--- Set task ---
Print the data exactly, leaving nothing out.

--- Data segment ---
——

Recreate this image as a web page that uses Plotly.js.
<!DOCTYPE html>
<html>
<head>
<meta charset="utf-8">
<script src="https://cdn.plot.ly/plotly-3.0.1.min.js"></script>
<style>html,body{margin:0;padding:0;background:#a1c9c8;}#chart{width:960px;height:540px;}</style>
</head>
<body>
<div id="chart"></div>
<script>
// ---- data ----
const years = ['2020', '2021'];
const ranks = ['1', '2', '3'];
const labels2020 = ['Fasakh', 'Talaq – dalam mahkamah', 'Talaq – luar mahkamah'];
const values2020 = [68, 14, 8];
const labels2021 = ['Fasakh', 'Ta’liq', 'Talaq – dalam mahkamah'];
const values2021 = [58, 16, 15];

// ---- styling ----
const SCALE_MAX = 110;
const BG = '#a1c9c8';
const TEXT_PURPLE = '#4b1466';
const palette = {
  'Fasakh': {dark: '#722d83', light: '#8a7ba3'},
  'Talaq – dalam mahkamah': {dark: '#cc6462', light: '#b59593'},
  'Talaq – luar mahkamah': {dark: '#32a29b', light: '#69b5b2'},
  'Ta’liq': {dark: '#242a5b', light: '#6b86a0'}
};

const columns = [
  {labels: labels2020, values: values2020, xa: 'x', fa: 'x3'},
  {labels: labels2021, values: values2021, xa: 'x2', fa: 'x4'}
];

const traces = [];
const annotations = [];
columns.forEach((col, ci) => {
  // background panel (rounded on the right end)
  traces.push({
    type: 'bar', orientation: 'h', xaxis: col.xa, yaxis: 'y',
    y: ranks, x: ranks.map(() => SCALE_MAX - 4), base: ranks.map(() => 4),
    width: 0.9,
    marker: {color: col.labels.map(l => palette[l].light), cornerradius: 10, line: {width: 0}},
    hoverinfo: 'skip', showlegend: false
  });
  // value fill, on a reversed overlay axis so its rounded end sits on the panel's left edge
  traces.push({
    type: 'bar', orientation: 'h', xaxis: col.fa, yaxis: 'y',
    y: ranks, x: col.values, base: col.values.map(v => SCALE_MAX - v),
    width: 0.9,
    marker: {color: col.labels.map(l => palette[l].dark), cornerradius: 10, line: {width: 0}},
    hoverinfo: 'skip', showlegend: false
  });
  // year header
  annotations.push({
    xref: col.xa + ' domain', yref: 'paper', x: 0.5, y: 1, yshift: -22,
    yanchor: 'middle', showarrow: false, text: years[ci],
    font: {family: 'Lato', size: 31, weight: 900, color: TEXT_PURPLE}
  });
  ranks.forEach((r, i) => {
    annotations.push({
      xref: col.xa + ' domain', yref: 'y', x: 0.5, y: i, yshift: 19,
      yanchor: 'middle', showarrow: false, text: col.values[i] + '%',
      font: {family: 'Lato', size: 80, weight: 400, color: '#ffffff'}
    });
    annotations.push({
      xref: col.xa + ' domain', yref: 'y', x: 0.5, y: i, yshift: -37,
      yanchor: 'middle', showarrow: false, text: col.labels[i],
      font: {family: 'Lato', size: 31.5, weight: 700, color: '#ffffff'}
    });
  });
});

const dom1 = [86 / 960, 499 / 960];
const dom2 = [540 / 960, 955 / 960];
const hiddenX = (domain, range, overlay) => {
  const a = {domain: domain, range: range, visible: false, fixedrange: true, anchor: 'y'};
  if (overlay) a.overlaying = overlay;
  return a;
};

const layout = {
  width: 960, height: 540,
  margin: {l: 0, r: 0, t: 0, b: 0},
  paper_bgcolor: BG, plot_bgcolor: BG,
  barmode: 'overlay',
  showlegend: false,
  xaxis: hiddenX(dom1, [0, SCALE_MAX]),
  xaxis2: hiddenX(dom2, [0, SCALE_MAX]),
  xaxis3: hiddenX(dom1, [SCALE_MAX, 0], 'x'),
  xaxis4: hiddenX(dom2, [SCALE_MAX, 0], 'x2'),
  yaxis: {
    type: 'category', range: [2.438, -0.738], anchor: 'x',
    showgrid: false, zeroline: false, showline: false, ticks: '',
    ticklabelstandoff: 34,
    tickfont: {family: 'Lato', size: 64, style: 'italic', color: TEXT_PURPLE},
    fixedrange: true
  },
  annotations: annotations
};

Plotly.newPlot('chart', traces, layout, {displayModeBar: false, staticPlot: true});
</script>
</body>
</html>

——

--- Answer ---
Recreate this image as a web page that uses Plotly.js.
<!DOCTYPE html>
<html>
<head>
<meta charset="utf-8">
<script src="https://cdn.plot.ly/plotly-3.0.1.min.js"></script>
<style>html,body{margin:0;padding:0;background:#a1c9c8;}#chart{width:960px;height:540px;}</style>
</head>
<body>
<div id="chart"></div>
<script>
// ---- data ----
const years = ['2020', '2021'];
const ranks = ['1', '2', '3'];
const labels2020 = ['Fasakh', 'Talaq – dalam mahkamah', 'Talaq – luar mahkamah'];
const values2020 = [68, 14, 8];
const labels2021 = ['Fasakh', 'Ta’liq', 'Talaq – dalam mahkamah'];
const values2021 = [58, 16, 15];

// ---- styling ----
const SCALE_MAX = 110;
const BG = '#a1c9c8';
const TEXT_PURPLE = '#4b1466';
const palette = {
  'Fasakh': {dark: '#722d83', light: '#8a7ba3'},
  'Talaq – dalam mahkamah': {dark: '#cc6462', light: '#b59593'},
  'Talaq – luar mahkamah': {dark: '#32a29b', light: '#69b5b2'},
  'Ta’liq': {dark: '#242a5b', light: '#6b86a0'}
};

const columns = [
  {labels: labels2020, values: values2020, xa: 'x', fa: 'x3'},
  {labels: labels2021, values: values2021, xa: 'x2', fa: 'x4'}
];

const traces = [];
const annotations = [];
columns.forEach((col, ci) => {
  // background panel (rounded on the right end)
  traces.push({
    type: 'bar', orientation: 'h', xaxis: col.xa, yaxis: 'y',
    y: ranks, x: ranks.map(() => SCALE_MAX - 4), base: ranks.map(() => 4),
    width: 0.9,
    marker: {color: col.labels.map(l => palette[l].light), cornerradius: 10, line: {width: 0}},
    hoverinfo: 'skip', showlegend: false
  });
  // value fill, on a reversed overlay axis so its rounded end sits on the panel's left edge
  traces.push({
    type: 'bar', orientation: 'h', xaxis: col.fa, yaxis: 'y',
    y: ranks, x: col.values, base: col.values.map(v => SCALE_MAX - v),
    width: 0.9,
    marker: {color: col.labels.map(l => palette[l].dark), cornerradius: 10, line: {width: 0}},
    hoverinfo: 'skip', showlegend: false
  });
  // year header
  annotations.push({
    xref: col.xa + ' domain', yref: 'paper', x: 0.5, y: 1, yshift: -22,
    yanchor: 'middle', showarrow: false, text: years[ci],
    font: {family: 'Lato', size: 31, weight: 900, color: TEXT_PURPLE}
  });
  ranks.forEach((r, i) => {
    annotations.push({
      xref: col.xa + ' domain', yref: 'y', x: 0.5, y: i, yshift: 19,
      yanchor: 'middle', showarrow: false, text: col.values[i] + '%',
      font: {family: 'Lato', size: 80, weight: 400, color: '#ffffff'}
    });
    annotations.push({
      xref: col.xa + ' domain', yref: 'y', x: 0.5, y: i, yshift: -37,
      yanchor: 'middle', showarrow: false, text: col.labels[i],
      font: {family: 'Lato', size: 31.5, weight: 700, color: '#ffffff'}
    });
  });
});

const dom1 = [86 / 960, 499 / 960];
const dom2 = [540 / 960, 955 / 960];
const hiddenX = (domain, range, overlay) => {
  const a = {domain: domain, range: range, visible: false, fixedrange: true, anchor: 'y'};
  if (overlay) a.overlaying = overlay;
  return a;
};

const layout = {
  width: 960, height: 540,
  margin: {l: 0, r: 0, t: 0, b: 0},
  paper_bgcolor: BG, plot_bgcolor: BG,
  barmode: 'overlay',
  showlegend: false,
  xaxis: hiddenX(dom1, [0, SCALE_MAX]),
  xaxis2: hiddenX(dom2, [0, SCALE_MAX]),
  xaxis3: hiddenX(dom1, [SCALE_MAX, 0], 'x'),
  xaxis4: hiddenX(dom2, [SCALE_MAX, 0], 'x2'),
  yaxis: {
    type: 'category', range: [2.438, -0.738], anchor: 'x',
    showgrid: false, zeroline: false, showline: false, ticks: '',
    ticklabelstandoff: 34,
    tickfont: {family: 'Lato', size: 64, style: 'italic', color: TEXT_PURPLE},
    fixedrange: true
  },
  annotations: annotations
};

Plotly.newPlot('chart', traces, layout, {displayModeBar: false, staticPlot: true});
</script>
</body>
</html>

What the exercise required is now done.